> _Given instruction_:
Reproduce the data below in full and exclude every picture.
>> START Given information
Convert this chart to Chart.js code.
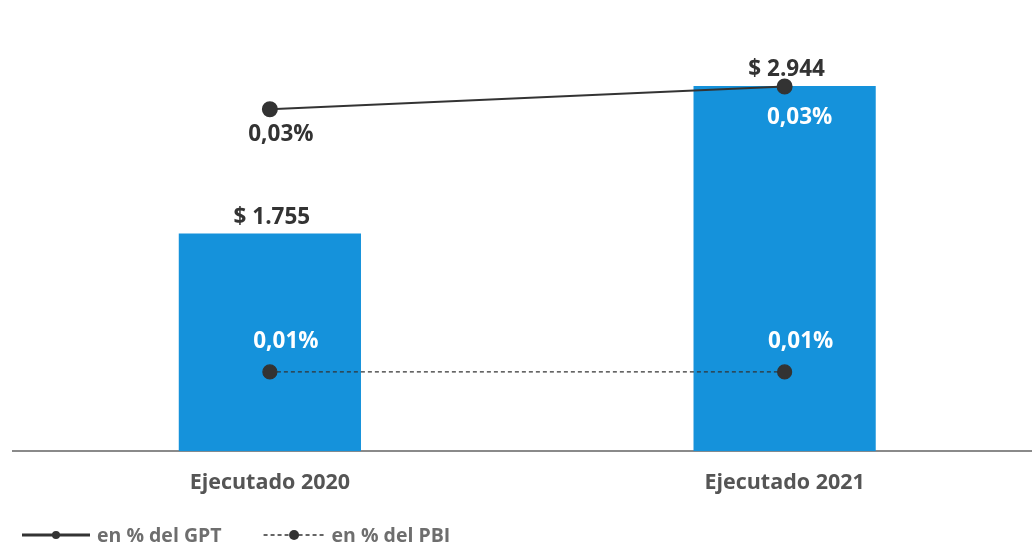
<!DOCTYPE html>
<html>
<head>
<meta charset="utf-8">
<script src="https://cdn.jsdelivr.net/npm/chart.js"></script>
<style>
  html, body { margin: 0; padding: 0; background: #fff; overflow: hidden; }
  #wrap { width: 1051px; height: 555px; position: relative; }
</style>
</head>
<body>
<div id="wrap"><canvas id="myChart"></canvas></div>
<script>
// Data
const categories = ['Ejecutado 2020', 'Ejecutado 2021'];
const montos = [1755, 2944];          // bars, in millions of $
const pctGPT = [0.0315, 0.0336];      // line, % of GPT
const pctPBI = [0.0073, 0.0073];      // dashed line, % of PBI

const BLUE = '#1592db';
const DARK = '#333333';
const FONT = '"Open Sans", sans-serif';

const fmtMonto = v => '$ ' + v.toLocaleString('es-AR');
const fmtPct = v => v.toFixed(2).replace('.', ',') + '%';

// Value labels drawn straight onto the chart
const valueLabels = {
    id: 'valueLabels',
    afterDatasetsDraw(chart) {
        const ctx = chart.ctx;
        ctx.save();
        ctx.textAlign = 'center';
        ctx.textBaseline = 'middle';
        ctx.font = 'bold 22.5px ' + FONT;

        const bars = chart.getDatasetMeta(0).data;
        bars.forEach((el, i) => {
            ctx.fillStyle = DARK;
            ctx.fillText(fmtMonto(montos[i]), el.x + 2, el.y - 16);
        });

        const gpt = chart.getDatasetMeta(1).data;
        gpt.forEach((el, i) => {
            // first label sits below the point on white, second inside the bar
            if (i === 0) {
                ctx.fillStyle = DARK;
                ctx.fillText(fmtPct(pctGPT[i]), el.x + 11, el.y + 25);
            } else {
                ctx.fillStyle = '#fff';
                ctx.fillText(fmtPct(pctGPT[i]), el.x + 15, el.y + 31);
            }
        });

        const pbi = chart.getDatasetMeta(2).data;
        pbi.forEach((el, i) => {
            ctx.fillStyle = '#fff';
            ctx.fillText(fmtPct(pctPBI[i]), el.x + 16, el.y - 30);
        });
        ctx.restore();
    }
};

// Bottom legend: line + dot marker, then the series name
const lineLegend = {
    id: 'lineLegend',
    afterDraw(chart) {
        const ctx = chart.ctx;
        const y = 535;
        let x = 22;
        ctx.save();
        ctx.font = 'bold 19.5px ' + FONT;
        ctx.textBaseline = 'middle';
        ctx.textAlign = 'left';
        [1, 2].forEach(di => {
            const ds = chart.data.datasets[di];
            const dashed = !!ds.borderDash;
            const w = dashed ? 61 : 68;
            ctx.strokeStyle = DARK;
            ctx.lineWidth = dashed ? 1.5 : 3;
            ctx.setLineDash(dashed ? [4, 3] : []);
            ctx.beginPath(); ctx.moveTo(x, y); ctx.lineTo(x + w, y); ctx.stroke();
            ctx.setLineDash([]);
            ctx.fillStyle = DARK;
            ctx.beginPath(); ctx.arc(x + w / 2, y, dashed ? 5 : 4, 0, Math.PI * 2); ctx.fill();
            x += w + 7;
            ctx.fillStyle = '#6e6e6e';
            ctx.fillText(ds.label, x, y + 1);
            x += ctx.measureText(ds.label).width + 42;
        });
        ctx.restore();
    }
};

const ctx = document.getElementById('myChart').getContext('2d');
const myChart = new Chart(ctx, {
    data: {
        labels: categories,
        datasets: [
            {
                type: 'bar',
                label: 'Monto',
                data: montos,
                backgroundColor: BLUE,
                categoryPercentage: 1,
                barPercentage: 0.354,
                yAxisID: 'y',
                order: 3
            },
            {
                type: 'line',
                label: 'en % del GPT',
                data: pctGPT,
                borderColor: DARK,
                borderWidth: 2,
                pointRadius: 7,
                pointBackgroundColor: DARK,
                pointBorderColor: DARK,
                yAxisID: 'y1',
                order: 1
            },
            {
                type: 'line',
                label: 'en % del PBI',
                data: pctPBI,
                borderColor: DARK,
                borderWidth: 1.2,
                borderDash: [4, 3],
                pointRadius: 7,
                pointBackgroundColor: DARK,
                pointBorderColor: DARK,
                yAxisID: 'y1',
                order: 2
            }
        ]
    },
    options: {
        responsive: true,
        maintainAspectRatio: false,
        animation: false,
        layout: { padding: { top: 17, left: 12.5, right: 0, bottom: 41 } },
        scales: {
            x: {
                grid: { display: false, drawTicks: false },
                border: { display: true, color: '#8a8a8a', width: 2 },
                ticks: {
                    color: '#555',
                    padding: 18.5,
                    font: { family: FONT, size: 21.5, weight: 'bold', lineHeight: 1.2 }
                }
            },
            y: { display: false, min: 0, max: 3500 },
            y1: { display: false, min: 0, max: 0.04 }
        },
        plugins: {
            tooltip: { enabled: false },
            legend: { display: false }
        }
    },
    plugins: [valueLabels, lineLegend]
});
</script>
</body>
</html>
>> END Given information
> _Written solution_:
Convert this chart to Chart.js code.
<!DOCTYPE html>
<html>
<head>
<meta charset="utf-8">
<script src="https://cdn.jsdelivr.net/npm/chart.js"></script>
<style>
  html, body { margin: 0; padding: 0; background: #fff; overflow: hidden; }
  #wrap { width: 1051px; height: 555px; position: relative; }
</style>
</head>
<body>
<div id="wrap"><canvas id="myChart"></canvas></div>
<script>
// Data
const categories = ['Ejecutado 2020', 'Ejecutado 2021'];
const montos = [1755, 2944];          // bars, in millions of $
const pctGPT = [0.0315, 0.0336];      // line, % of GPT
const pctPBI = [0.0073, 0.0073];      // dashed line, % of PBI

const BLUE = '#1592db';
const DARK = '#333333';
const FONT = '"Open Sans", sans-serif';

const fmtMonto = v => '$ ' + v.toLocaleString('es-AR');
const fmtPct = v => v.toFixed(2).replace('.', ',') + '%';

// Value labels drawn straight onto the chart
const valueLabels = {
    id: 'valueLabels',
    afterDatasetsDraw(chart) {
        const ctx = chart.ctx;
        ctx.save();
        ctx.textAlign = 'center';
        ctx.textBaseline = 'middle';
        ctx.font = 'bold 22.5px ' + FONT;

        const bars = chart.getDatasetMeta(0).data;
        bars.forEach((el, i) => {
            ctx.fillStyle = DARK;
            ctx.fillText(fmtMonto(montos[i]), el.x + 2, el.y - 16);
        });

        const gpt = chart.getDatasetMeta(1).data;
        gpt.forEach((el, i) => {
            // first label sits below the point on white, second inside the bar
            if (i === 0) {
                ctx.fillStyle = DARK;
                ctx.fillText(fmtPct(pctGPT[i]), el.x + 11, el.y + 25);
            } else {
                ctx.fillStyle = '#fff';
                ctx.fillText(fmtPct(pctGPT[i]), el.x + 15, el.y + 31);
            }
        });

        const pbi = chart.getDatasetMeta(2).data;
        pbi.forEach((el, i) => {
            ctx.fillStyle = '#fff';
            ctx.fillText(fmtPct(pctPBI[i]), el.x + 16, el.y - 30);
        });
        ctx.restore();
    }
};

// Bottom legend: line + dot marker, then the series name
const lineLegend = {
    id: 'lineLegend',
    afterDraw(chart) {
        const ctx = chart.ctx;
        const y = 535;
        let x = 22;
        ctx.save();
        ctx.font = 'bold 19.5px ' + FONT;
        ctx.textBaseline = 'middle';
        ctx.textAlign = 'left';
        [1, 2].forEach(di => {
            const ds = chart.data.datasets[di];
            const dashed = !!ds.borderDash;
            const w = dashed ? 61 : 68;
            ctx.strokeStyle = DARK;
            ctx.lineWidth = dashed ? 1.5 : 3;
            ctx.setLineDash(dashed ? [4, 3] : []);
            ctx.beginPath(); ctx.moveTo(x, y); ctx.lineTo(x + w, y); ctx.stroke();
            ctx.setLineDash([]);
            ctx.fillStyle = DARK;
            ctx.beginPath(); ctx.arc(x + w / 2, y, dashed ? 5 : 4, 0, Math.PI * 2); ctx.fill();
            x += w + 7;
            ctx.fillStyle = '#6e6e6e';
            ctx.fillText(ds.label, x, y + 1);
            x += ctx.measureText(ds.label).width + 42;
        });
        ctx.restore();
    }
};

const ctx = document.getElementById('myChart').getContext('2d');
const myChart = new Chart(ctx, {
    data: {
        labels: categories,
        datasets: [
            {
                type: 'bar',
                label: 'Monto',
                data: montos,
                backgroundColor: BLUE,
                categoryPercentage: 1,
                barPercentage: 0.354,
                yAxisID: 'y',
                order: 3
            },
            {
                type: 'line',
                label: 'en % del GPT',
                data: pctGPT,
                borderColor: DARK,
                borderWidth: 2,
                pointRadius: 7,
                pointBackgroundColor: DARK,
                pointBorderColor: DARK,
                yAxisID: 'y1',
                order: 1
            },
            {
                type: 'line',
                label: 'en % del PBI',
                data: pctPBI,
                borderColor: DARK,
                borderWidth: 1.2,
                borderDash: [4, 3],
                pointRadius: 7,
                pointBackgroundColor: DARK,
                pointBorderColor: DARK,
                yAxisID: 'y1',
                order: 2
            }
        ]
    },
    options: {
        responsive: true,
        maintainAspectRatio: false,
        animation: false,
        layout: { padding: { top: 17, left: 12.5, right: 0, bottom: 41 } },
        scales: {
            x: {
                grid: { display: false, drawTicks: false },
                border: { display: true, color: '#8a8a8a', width: 2 },
                ticks: {
                    color: '#555',
                    padding: 18.5,
                    font: { family: FONT, size: 21.5, weight: 'bold', lineHeight: 1.2 }
                }
            },
            y: { display: false, min: 0, max: 3500 },
            y1: { display: false, min: 0, max: 0.04 }
        },
        plugins: {
            tooltip: { enabled: false },
            legend: { display: false }
        }
    },
    plugins: [valueLabels, lineLegend]
});
</script>
</body>
</html>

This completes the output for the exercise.